The national dish of my household was tea and toast, preferably with orange marmalade and butter, or butter and honey, or butter and jam, or just butter. Mom used to reminisce fondly over types of jam especially one she loved as a child which she could never find here in the states, like gooseberry jam. Her mother would give them a gooseberry dipped in sugar as a treat. I fantasized about gooseberries, imagining what type of delectable morsel they could be. For every event, good, bad, or ugly, we had tea. If I were home, sick Mom would come back at lunch and eat with me. I’d make food, take out her precious wedding china and crystal glasses, place lace on her chair, and put down an Irish linen tablecloth for an impromptu tea party.
Tea was such an integral part of our lives that when my mother would see my kids and me walking down the path to her apartment, she’d put on the kettle so that we could have a cup soon after we arrived. She’d have my enormous mug in “my spot” at the kitchen table, and she’d have her favorite, a happy bunny hugging itself with the caption, “Jesus loves me” in her spot. Her favorite mug now lives in my cabinet nestled in amongst her half of the china from the divorce, what remains of the crystal glasses, and some favorite mugs. Besides the fancy ones we used on special occasions, we rarely had glasses. Everything was drunk from a mug because tea was the most important drink. I believe it was our love affair with tea that produced her T.E.A. epiphany.
A few years before her death, I started finding notes around her place written on half index cards with the letters “T.E.A.” in the center and bordered with hearts. I didn’t mention it at first since Mom frequently put up notes – usually bible verses or some saying on which she wanted to focus. On the wall behind where the front door opened, hung a small mirror. It was lovely and old, a gold leaf frame with a cracked four-inch painted glass portion at the top festooned with butterflies. Growing up we had all used it for a quick check of our face and hair as we left the apartment. One day, in the lower right corner of the frame a “T.E.A.” card, cropped up. Finally, I was compelled to ask what the whole “tea” thing was about. Since when did she need a reminder for tea? Explaining through a tender smile, she told me that it was an acronym to remind her to give, “Thanks for Everything Always.”
That mirror is now in the mudroom of my house where we enter, and we use it the same way it had always been used. Occupying the bottom corner of the frame, the weathered, half an index card, with curling edges Mom taped there, still hangs. The colors aren’t as vibrant, but the message continues to shine just as brightly.
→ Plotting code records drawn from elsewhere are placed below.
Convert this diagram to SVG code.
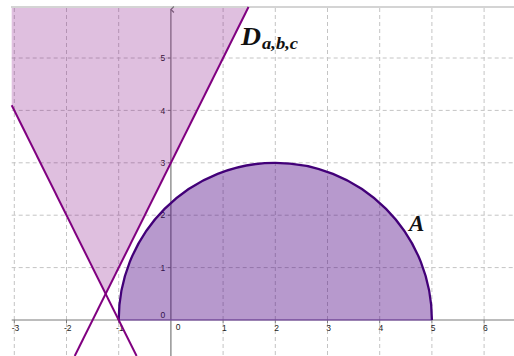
<svg xmlns="http://www.w3.org/2000/svg" width="514" height="356" viewBox="0 0 514 356">
<defs>
<style>
.grid{stroke:#c4c4c4;stroke-width:1;stroke-dasharray:4 3;fill:none}
.axis{stroke:#7a7a7a;stroke-width:1.2;fill:none}
.tick{stroke:#7a7a7a;stroke-width:1;fill:none}
.num{font-family:"Liberation Sans",Arial,sans-serif;font-size:8.5px;fill:#222}
.nx{text-anchor:middle}
.ny{text-anchor:end}
.lbl{font-family:"Liberation Serif","Times New Roman",serif;font-style:italic;font-weight:bold;fill:#111}
.line{stroke:#800080;stroke-width:2;fill:none}
</style>
<marker id="arr" viewBox="0 0 8 8" refX="4" refY="1" markerWidth="8" markerHeight="8" markerUnits="userSpaceOnUse" orient="auto-start-reverse">
<path d="M1,4 L4,1 L7,4" fill="none" stroke="#7a7a7a" stroke-width="1.2"/>
</marker>
</defs>
<rect x="0" y="0" width="514" height="356" fill="#fff"/>
<line x1="11" y1="7" x2="514" y2="7" stroke="#d4d4d4" stroke-width="2"/>
<g id="grid">
<line class="grid" x1="14.3" y1="8" x2="14.3" y2="356"/>
<line class="grid" x1="66.5" y1="8" x2="66.5" y2="356"/>
<line class="grid" x1="118.7" y1="8" x2="118.7" y2="356"/>
<line class="grid" x1="223.1" y1="8" x2="223.1" y2="356"/>
<line class="grid" x1="275.3" y1="8" x2="275.3" y2="356"/>
<line class="grid" x1="327.5" y1="8" x2="327.5" y2="356"/>
<line class="grid" x1="379.7" y1="8" x2="379.7" y2="356"/>
<line class="grid" x1="431.9" y1="8" x2="431.9" y2="356"/>
<line class="grid" x1="484.1" y1="8" x2="484.1" y2="356"/>
<line class="grid" x1="11.7" y1="267.6" x2="514" y2="267.6"/>
<line class="grid" x1="11.7" y1="215.2" x2="514" y2="215.2"/>
<line class="grid" x1="11.7" y1="162.8" x2="514" y2="162.8"/>
<line class="grid" x1="11.7" y1="110.4" x2="514" y2="110.4"/>
<line class="grid" x1="11.7" y1="58" x2="514" y2="58"/>
</g>
<g id="axes">
<line class="axis" x1="11.7" y1="320" x2="514" y2="320"/>
<line class="axis" x1="170.9" y1="356" x2="170.9" y2="9.5" marker-end="url(#arr)"/>
<path class="tick" d="M14.3,320v3M66.5,320v3M118.7,320v3M223.1,320v3M275.3,320v3M327.5,320v3M379.7,320v3M431.9,320v3M484.1,320v3M168,267.6h3M168,215.2h3M168,162.8h3M168,110.4h3M168,58h3"/>
<text class="num nx" x="15.5" y="331">-3</text>
<text class="num nx" x="67.7" y="331">-2</text>
<text class="num nx" x="119.9" y="331">-1</text>
<text class="num" x="175.7" y="330">0</text>
<text class="num nx" x="224.3" y="331">1</text>
<text class="num nx" x="276.5" y="331">2</text>
<text class="num nx" x="328.7" y="331">3</text>
<text class="num nx" x="380.9" y="331">4</text>
<text class="num nx" x="433.1" y="331">5</text>
<text class="num nx" x="485.3" y="331">6</text>
<text class="num ny" x="165.3" y="317.5">0</text>
<text class="num ny" x="165.3" y="270.7">1</text>
<text class="num ny" x="165.3" y="218.3">2</text>
<text class="num ny" x="165.3" y="165.9">3</text>
<text class="num ny" x="165.3" y="113.5">4</text>
<text class="num ny" x="165.3" y="61.1">5</text>
</g>
<g id="region-D">
<polygon points="11.7,8 248.5,8 105.65,293.8 11.7,105.2" fill="#800080" fill-opacity="0.25"/>
</g>
<g id="semicircle-A">
<path d="M118.7,320 A156.6,157.2 0 0 1 431.9,320 Z" fill="#4b0082" fill-opacity="0.4" stroke="none"/>
<line x1="118.7" y1="320" x2="431.9" y2="320" stroke="#7a4aa8" stroke-width="1.2"/>
<path d="M118.7,320 A156.6,157.2 0 0 1 431.9,320" fill="none" stroke="#420078" stroke-width="2.3"/>
</g>
<g id="connectors">
<line class="line" x1="248.5" y1="7" x2="74.7" y2="356"/>
<line class="line" x1="11.7" y1="105.2" x2="136.6" y2="356"/>
</g>
<g id="labels">
<text class="lbl" x="241" y="45" font-size="25" textLength="20" lengthAdjust="spacingAndGlyphs">D</text>
<text class="lbl" x="262" y="48.5" font-size="17" textLength="36" lengthAdjust="spacingAndGlyphs">a,b,c</text>
<text class="lbl" x="409" y="230.7" font-size="23">A</text>
</g>
</svg>
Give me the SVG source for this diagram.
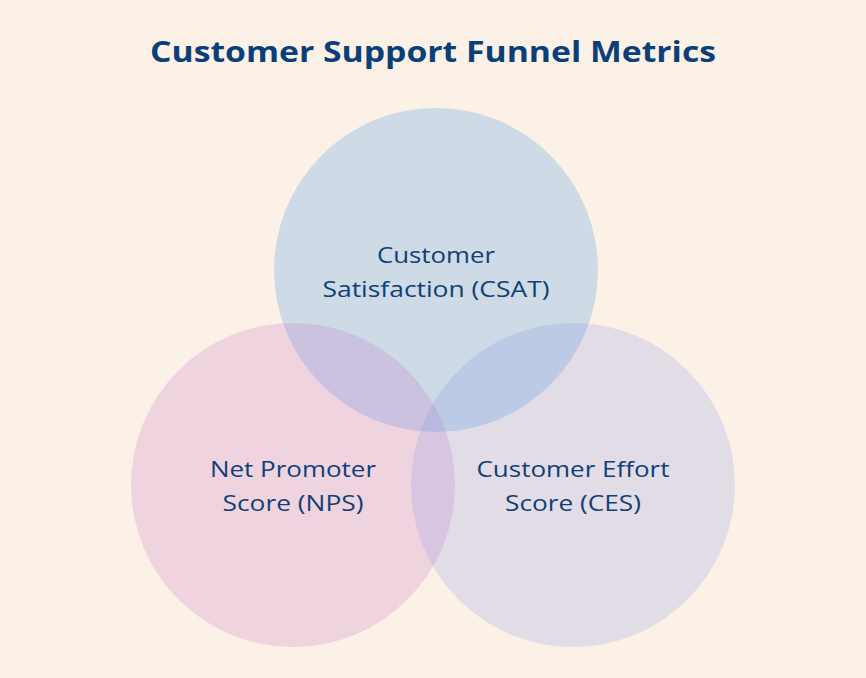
<svg xmlns="http://www.w3.org/2000/svg" width="866" height="678" viewBox="0 0 866 678">
<style>
.title{font-family:"Open Sans","Liberation Sans",sans-serif;font-weight:700;font-size:28px;fill:#0b3f78;text-anchor:middle}
.lbl{font-family:"Open Sans","Liberation Sans",sans-serif;font-size:22px;fill:#0f4078;text-anchor:middle}
.c{fill-opacity:0.2}
</style>
<rect width="866" height="678" fill="#fcf1e7"/>
<text class="title" x="433" y="62" textLength="566" lengthAdjust="spacingAndGlyphs">Customer Support Funnel Metrics</text>
<g id="csat">
<circle class="c" cx="436" cy="270" r="162" fill="#1b83e2"/>
<text class="lbl" x="436" y="263" textLength="118" lengthAdjust="spacingAndGlyphs">Customer</text>
<text class="lbl" x="436" y="297" textLength="227" lengthAdjust="spacingAndGlyphs">Satisfaction (CSAT)</text>
</g>
<g id="nps">
<circle class="c" cx="293" cy="485" r="162" fill="#c065c4"/>
<text class="lbl" x="293" y="477" textLength="166" lengthAdjust="spacingAndGlyphs">Net Promoter</text>
<text class="lbl" x="293" y="511" textLength="141" lengthAdjust="spacingAndGlyphs">Score (NPS)</text>
</g>
<g id="ces">
<circle class="c" cx="573" cy="485" r="162" fill="#7f8dec"/>
<text class="lbl" x="573" y="477" textLength="193" lengthAdjust="spacingAndGlyphs">Customer Effort</text>
<text class="lbl" x="573" y="511" textLength="136" lengthAdjust="spacingAndGlyphs">Score (CES)</text>
</g>
<g id="connectors"/>
</svg>
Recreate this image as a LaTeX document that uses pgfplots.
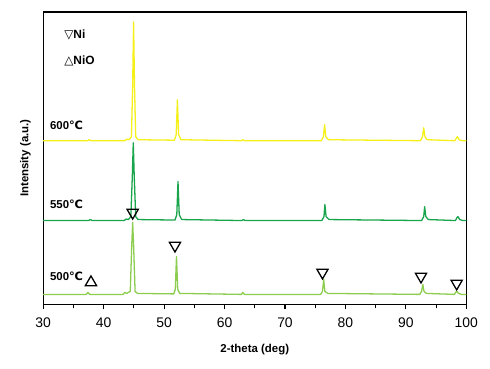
\documentclass[border=0pt]{standalone}
\usepackage{fontspec}
\setmainfont{Liberation Sans}
\newfontfamily\dejavu{DejaVu Sans}
\usepackage{pgfplots}
\pgfplotsset{compat=1.18}
\definecolor{c600}{RGB}{245,240,25}
\definecolor{c550}{RGB}{25,165,75}
\definecolor{c500}{RGB}{140,205,80}
\begin{document}
\begin{tikzpicture}
\path[use as bounding box] (-43.3bp,-64bp) rectangle (447.7bp,305bp);
\begin{axis}[
  scale only axis, width=424bp, height=293bp,
  xmin=30, xmax=100, ymin=0, ymax=293,
  xtick={30,40,...,100}, minor x tick num=1,
  ytick=\empty,
  xtick pos=bottom, tick align=outside,
  major tick length=5bp, minor tick length=4bp,
  every tick/.style={black, line width=1.2pt},
  axis line style={line width=1.3pt},
  /pgf/number format/assume math mode=true,
  ticklabel style={font=\fontsize{14}{16}\selectfont},
  xticklabel style={yshift=-5bp},
  xlabel={\bfseries 2-theta (deg)},
  ylabel={\bfseries Intensity (a.u.)},
  label style={font=\fontsize{11.5}{13}\selectfont},
  xlabel style={yshift=-10bp},
  ylabel style={yshift=4bp},
  clip=false,
]
\addplot[c600, line width=1.3pt, line join=round] coordinates {
(30,164) (37.3,164) (37.6,165) (37.9,164) (43.5,164) (43.8,165.5) (44.2,165) (44.6,168) (44.8,220) (44.95,283) (45.1,220) (45.3,168) (45.7,165) (51.7,164.5) (52.0,170) (52.2,205) (52.4,170) (52.8,165) (62.8,164) (63.0,165) (63.3,164) (76.0,164) (76.35,168) (76.55,180) (76.75,168) (77.2,165) (92.4,164) (92.75,168) (92.95,177) (93.15,168) (93.5,165) (98.1,164) (98.4,167) (98.55,168) (98.8,165) (99.3,164) (100,164)
};
\addplot[c550, line width=1.3pt, line join=round] coordinates {
(30,84) (37.5,84) (37.8,85) (38.1,84) (43.4,84) (43.7,85.5) (44.1,85) (44.5,88) (44.75,130) (44.9,162) (45.05,130) (45.3,88) (45.7,85) (51.8,84.5) (52.1,90) (52.3,123) (52.5,90) (52.9,85) (62.9,84) (63.1,85) (63.4,84) (76.1,84) (76.45,88) (76.6,100) (76.8,88) (77.3,85) (92.6,84) (92.95,88) (93.1,98) (93.3,88) (93.7,85) (98.2,84) (98.45,87) (98.6,88) (98.9,85) (99.4,84) (100,84)
};
\addplot[c500, line width=1.3pt, line join=round] coordinates {
(30,10) (37.1,10) (37.4,12) (37.7,10) (43.2,10) (43.5,12) (43.8,11) (44.4,13) (44.65,60) (44.8,82) (44.95,60) (45.2,13) (45.6,11) (51.6,10.5) (51.85,15) (52.05,48) (52.25,15) (52.6,11) (62.8,10) (63.0,12) (63.3,10) (75.9,10) (76.2,13) (76.4,25) (76.6,13) (77.1,11) (92.3,10) (92.6,13) (92.8,20) (93.0,13) (93.4,11) (98.0,10) (98.3,12.5) (98.45,13) (98.7,11) (99.2,10) (100,10)
};
\addplot[only marks, mark=triangle, mark size=6.5bp, mark options={black, line width=1.3pt, rotate=180}] coordinates {
(44.8,92) (51.8,59) (76.2,32) (92.5,28) (98.4,21)
};
\addplot[only marks, mark=triangle, mark size=6.5bp, mark options={black, line width=1.3pt}] coordinates {
(37.9,22)
};
\node[anchor=west, font=\fontsize{12}{14}\selectfont] at (axis cs:32.9,270) {{\dejavu ▽}\bfseries Ni};
\node[anchor=west, font=\fontsize{12}{14}\selectfont] at (axis cs:32.9,244) {{\dejavu △}\bfseries NiO};
\node[anchor=west, font=\fontsize{11.5}{13}\selectfont\bfseries, inner sep=0pt] at (axis cs:31.1,179) {600{\dejavu ℃}};
\node[anchor=west, font=\fontsize{11.5}{13}\selectfont\bfseries, inner sep=0pt] at (axis cs:31.1,100) {550{\dejavu ℃}};
\node[anchor=west, font=\fontsize{11.5}{13}\selectfont\bfseries, inner sep=0pt] at (axis cs:31.1,28) {500{\dejavu ℃}};
\end{axis}
\end{tikzpicture}
\end{document}
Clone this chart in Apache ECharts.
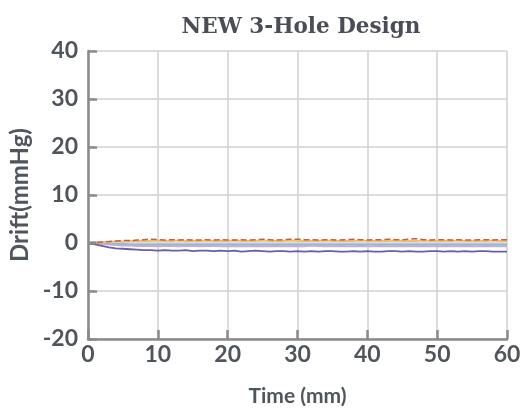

Being “Thankful for Everything Always” is a tall order. It’s easy to feel overwhelmed, put-upon, frustrated, persecuted, hated, stressed, angry, or exhausted in this day and age. Looking at myself in that mirror with my mother’s message staring back at me, it gives me strength, courage, and sometimes, a new perspective. Can one be thankful for being hit by a drunk driver? What about being unable to work? Being forced to be homebound? Having to rely on people for the most basic needs when what you have been most proud of in your life has been your strength and self-sufficiency?
Actually, YES! In changing my attitude to one of gratitude, by being “Thankful for Everything Always,” I can be. I am thankful that my son dilly-dallied coming out and not was getting into the car when it was hit. I’m grateful that my little girl who had taken off her seatbelt to look out the window suddenly felt compelled to get back in her seat and buckle up seconds before the crash. I’m thankful that my other daughter stayed home and wasn’t involved. I’m grateful that I have had the opportunity to be with my children as they have been going through struggles of their own when I would have otherwise been at work. I’m appreciative that my convalescence has given my kids the opportunity to step into new leadership roles at home. I am thankful that His strength had been made perfect in my weakness; that I am forced to rely on Him instead of myself. Because I have had little say in my path, there is no doubt in my mind about who is captaining my life’s ship and who is plotting the course.
Time to grab my family for a T.E.A. party!